I had a dream a few years back that I feel captures the essence of Lovecraftian horror quite well: I was walking along happily in some forest, comfortable and at ease with my surroundings. I came upon a tiny lake, and seeing how there were rocks that would make it possible to cross the lake if you jumped between them, I decided to do just that. When I'd jumped out a few rocks, the rock suddenly disappeared under me, and I fell into the water, down beneath the surface. What I saw was endless water, with huge things moving through it wherever I looked. Deep underneath me, I saw things too huge to grasp the size or shapes of. The things ranged in size from approximately a whale shark, or perhaps they were bigger, distances were hard to gauge, to the unfathomable. Needless to say I was in a state of dread, and I looked up horizontally under the surface and saw a few of the shapes moving towards me.
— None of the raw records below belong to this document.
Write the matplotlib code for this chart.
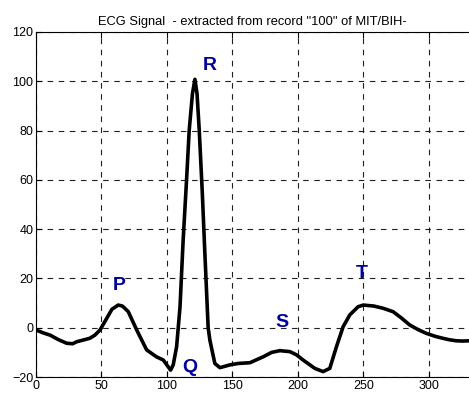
import numpy as np
import matplotlib.pyplot as plt

plt.rcParams['font.family'] = ['Liberation Sans', 'DejaVu Sans']

# samples
t = [0, 5, 10.7, 17, 23.4, 28, 31, 36, 41, 45, 48.9, 54, 58, 62.8, 66, 70.5,
     76.9, 84.5, 92, 97.2, 102.8, 104.8, 107.4, 110, 112.4, 115, 117, 119.5,
     121.4, 123, 124.7, 127, 129, 131.5, 132.8, 136.6, 140.5, 148, 154.4,
     163.4, 173.5, 180, 186.3, 193.9, 199, 204, 213, 219.3, 224.4, 229.5,
     234.6, 239.7, 246, 250, 258, 265.1, 272.8, 279, 285.5, 292, 298.2, 305,
     310.9, 316, 321, 326, 331]
ecg = [-0.9, -2, -3, -4.8, -6.3, -6.5, -5.7, -5, -4.3, -3, -0.9, 3.8, 7.5,
       9.2, 8.8, 6.5, -0.9, -9, -11.8, -13.1, -17.2, -15.1, -7.7, 8.5, 35.6,
       60, 80, 95, 100.8, 95, 80, 55, 30, 0, -5, -14.5, -16.2, -15.1, -14.5,
       -14.2, -11.8, -10, -9.3, -9.7, -11, -13.1, -16.5, -17.8, -16.5, -7.7,
       0.4, 5.2, 8.5, 9.2, 8.8, 7.9, 6.5, 4, 1.1, -0.8, -2.3, -3.5, -4.3,
       -4.9, -5.3, -5.4, -5.3]

wave_names = ['P', 'Q', 'R', 'S', 'T']
wave_x = [63.5, 117.6, 133, 188, 249]
wave_y = [17.3, -16, 106.5, 2.3, 22]

xticks = [0, 50, 100, 150, 200, 250, 300]
yticks = [-20, 0, 20, 40, 60, 80, 100, 120]

fig = plt.figure(figsize=(4.69, 3.94), dpi=100)
# right spine falls just outside the picture, as in the reference
ax = fig.add_axes([0.0768, 0.0431, 0.949, 0.8757])

ax.plot(t, ecg, color='black', lw=2.6, solid_joinstyle='round')
for name, px, py in zip(wave_names, wave_x, wave_y):
    ax.text(px, py, name, color='#00009c', fontsize=14, fontweight='bold',
            ha='center', va='center')

ax.set_xlim(0, 340)
ax.set_ylim(-20, 120)
ax.set_xticks(xticks)
ax.set_yticks(yticks)
ax.tick_params(direction='in', top=True, right=True, labelsize=9, length=4,
               pad=2)
ax.grid(True, color='#202020', linestyle=(0, (5, 5)), lw=0.8)
ax.set_title('ECG Signal  - extracted from record "100" of MIT/BIH-',
             fontsize=9.3, pad=5, x=0.4865)

fig.savefig('out.png', dpi=100)
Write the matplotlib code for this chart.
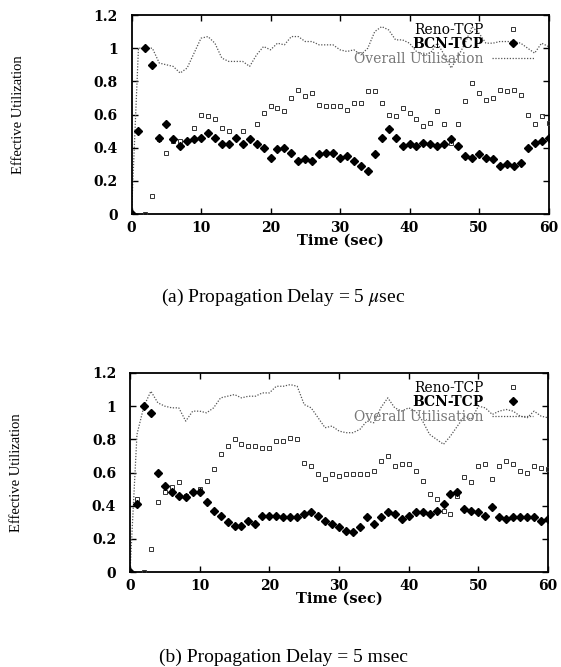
import numpy as np
import matplotlib
matplotlib.use("Agg")
import matplotlib.pyplot as plt

plt.rcParams['mathtext.fontset'] = 'stix'

time = list(range(61))

# (a) propagation delay = 5 usec
reno_a = [0, 0.50, 0, 0.11, 0.45, 0.37, 0.44, 0.44, 0.44, 0.52,
          0.60, 0.59, 0.57, 0.52, 0.50, 0.46, 0.50, 0.45, 0.54, 0.61,
          0.65, 0.64, 0.62, 0.70, 0.75, 0.71, 0.73, 0.66, 0.65, 0.65,
          0.65, 0.63, 0.67, 0.67, 0.74, 0.74, 0.67, 0.60, 0.59, 0.64,
          0.61, 0.57, 0.53, 0.55, 0.62, 0.54, 0.43, 0.54, 0.68, 0.79,
          0.73, 0.69, 0.70, 0.75, 0.74, 0.75, 0.72, 0.60, 0.54, 0.59, 0.55]
bcn_a = [0, 0.50, 1.00, 0.90, 0.46, 0.54, 0.45, 0.41, 0.44, 0.45,
         0.46, 0.49, 0.46, 0.42, 0.42, 0.46, 0.42, 0.45, 0.42, 0.40,
         0.34, 0.39, 0.40, 0.37, 0.32, 0.33, 0.32, 0.36, 0.37, 0.37,
         0.34, 0.35, 0.32, 0.29, 0.26, 0.36, 0.46, 0.51, 0.46, 0.41,
         0.42, 0.41, 0.43, 0.42, 0.41, 0.42, 0.45, 0.41, 0.35, 0.34,
         0.36, 0.34, 0.33, 0.29, 0.30, 0.29, 0.31, 0.40, 0.43, 0.44, 0.46]
overall_a = [0, 1.00, 1.00, 1.00, 0.91, 0.90, 0.89, 0.85, 0.88, 0.97,
             1.06, 1.07, 1.03, 0.94, 0.92, 0.92, 0.92, 0.89, 0.96, 1.01,
             0.99, 1.03, 1.02, 1.07, 1.07, 1.04, 1.04, 1.02, 1.02, 1.02,
             0.99, 0.98, 0.99, 0.96, 1.00, 1.10, 1.13, 1.11, 1.05, 1.05,
             1.03, 0.98, 0.96, 0.97, 1.03, 0.96, 0.88, 0.95, 1.03, 1.13,
             1.09, 1.03, 1.03, 1.04, 1.04, 1.04, 1.03, 1.00, 0.97, 1.03, 1.01]

# (b) propagation delay = 5 msec
reno_b = [0, 0.44, 0, 0.14, 0.42, 0.48, 0.51, 0.54, 0.46, 0.48,
          0.50, 0.55, 0.62, 0.71, 0.76, 0.80, 0.77, 0.76, 0.76, 0.75,
          0.75, 0.79, 0.79, 0.81, 0.80, 0.66, 0.64, 0.59, 0.56, 0.59,
          0.58, 0.59, 0.59, 0.59, 0.59, 0.61, 0.67, 0.70, 0.64, 0.65,
          0.65, 0.61, 0.55, 0.47, 0.44, 0.37, 0.35, 0.46, 0.57, 0.54,
          0.64, 0.65, 0.56, 0.64, 0.67, 0.65, 0.61, 0.60, 0.64, 0.63, 0.62]
bcn_b = [0, 0.41, 1.00, 0.96, 0.60, 0.52, 0.48, 0.46, 0.45, 0.48,
         0.48, 0.42, 0.37, 0.34, 0.30, 0.28, 0.28, 0.31, 0.29, 0.34,
         0.34, 0.34, 0.33, 0.33, 0.33, 0.35, 0.36, 0.34, 0.31, 0.29,
         0.27, 0.25, 0.24, 0.27, 0.33, 0.29, 0.33, 0.36, 0.35, 0.32,
         0.34, 0.36, 0.36, 0.35, 0.37, 0.41, 0.47, 0.48, 0.38, 0.37,
         0.36, 0.34, 0.39, 0.33, 0.32, 0.33, 0.33, 0.33, 0.33, 0.31, 0.32]
overall_b = [0, 0.83, 1.00, 1.09, 1.02, 1.00, 0.99, 0.99, 0.91, 0.97,
             0.97, 0.96, 0.99, 1.05, 1.06, 1.07, 1.05, 1.06, 1.06, 1.08,
             1.08, 1.12, 1.12, 1.13, 1.12, 1.01, 0.99, 0.93, 0.87, 0.88,
             0.85, 0.84, 0.84, 0.86, 0.91, 0.90, 0.99, 1.05, 0.99, 0.97,
             0.99, 0.97, 0.91, 0.83, 0.80, 0.77, 0.82, 0.88, 0.94, 0.92,
             1.00, 0.99, 0.95, 0.97, 0.98, 0.97, 0.94, 0.93, 0.97, 0.94, 0.93]

xticks = [0, 10, 20, 30, 40, 50, 60]
yticks = [0, 0.2, 0.4, 0.6, 0.8, 1.0, 1.2]
ytick_labels = ['0', '0.2', '0.4', '0.6', '0.8', '1', '1.2']
series_names = ['Reno-TCP', 'BCN-TCP', 'Overall Utilisation']
captions = ['(a) Propagation Delay = 5 $\\mu$sec', '(b) Propagation Delay = 5 msec']

W, H = 561, 667
fig = plt.figure(figsize=(W / 100, H / 100), dpi=100)
ax1 = fig.add_axes([131.5 / W, 1 - 214 / H, 417 / W, 199 / H])
ax2 = fig.add_axes([130 / W, 1 - 572 / H, 418 / W, 199 / H])


def draw_panel(ax, reno, bcn, overall):
    ax.plot(time, overall, color='#555555', lw=0.9, ls=(0, (1, 1.3)),
            label=series_names[2], zorder=2)
    ax.plot(time, reno, ls='none', marker='s', ms=3.3, mfc='none', mec='#333333',
            mew=0.7, label=series_names[0], zorder=3)
    ax.plot(time, bcn, ls='none', marker='D', ms=3.6, color='black',
            label=series_names[1], zorder=4)
    ax.set_xlim(0, 60)
    ax.set_ylim(0, 1.2)
    ax.set_xticks(xticks)
    ax.set_xticklabels([str(v) for v in xticks], family='DejaVu Serif',
                       fontweight='bold', fontsize=10)
    ax.set_yticks(yticks)
    ax.set_yticklabels(ytick_labels, family='DejaVu Serif',
                       fontweight='bold', fontsize=10)
    ax.tick_params(direction='in', length=4, width=1, top=True, right=True)
    ax.tick_params(axis='y', pad=10)
    ax.tick_params(axis='x', pad=5)
    for s in ax.spines.values():
        s.set_linewidth(1.3)
    ax.set_xlabel('Time (sec)', family='DejaVu Serif', fontweight='bold',
                  fontsize=10.5, labelpad=-1)
    ax.set_ylabel('Effective Utilization', family='Liberation Serif', fontsize=10.5)
    ax.yaxis.set_label_coords(-0.255, 0.5)

    h, l = ax.get_legend_handles_labels()
    order = [1, 2, 0]
    leg = ax.legend([h[i] for i in order], [l[i] for i in order],
                    loc='upper right', bbox_to_anchor=(0.965, 0.96),
                    frameon=False, markerfirst=False, numpoints=1,
                    handlelength=3.0, handletextpad=0.6, labelspacing=0.02,
                    borderpad=0, borderaxespad=0,
                    prop={'family': 'DejaVu Serif', 'size': 10})
    vp = leg._legend_box._children[-1]._children[0]
    vp.align = 'right'
    texts = leg.get_texts()
    texts[1].set_fontweight('bold')
    texts[2].set_color('#777777')


draw_panel(ax1, reno_a, bcn_a, overall_a)
draw_panel(ax2, reno_b, bcn_b, overall_b)

fig.text(0.505, 1 - 297 / H, captions[0], ha='center', va='center',
         family='Liberation Serif', fontsize=14)
fig.text(0.505, 1 - 657 / H, captions[1], ha='center', va='center',
         family='Liberation Serif', fontsize=14)

fig.savefig('out.png', dpi=100)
I panicked and swam for the edge of the lake, which, along with the ground, apparently only were a few decimeters deep. The shore was sloping, slippery bedrock, and as I struggled for purchase my lower body drifted to underneath it, touching the shallow underside of the ground which I had walked on happily earlier. With my head over the surface, I couldn't see what was happening under the water, whether the things were still closing in or not, and if so how far away they were. After what was probably just a few seconds of panicking, which felt like minutes, I managed to climb out of the lake. It looked as innocent as it had earlier, as did the forest around me, but I was shaken to my core with fright at what I now knew was just a thin surface layer above endless distances of strange beings, a world I could never hope to understand, right underneath my feet, as if reality as I knew it was nothing but a floating island on an eldritch ocean. I ran, not from the lake, but as a useless gesture, as I had to try to get away from the horror I was experiencing.

As I ran, I knew that I would never be able to escape the fear, and that I'd spend the rest of my life feeling the pressure from my surroundings, always listening for that other world just underneath my feet.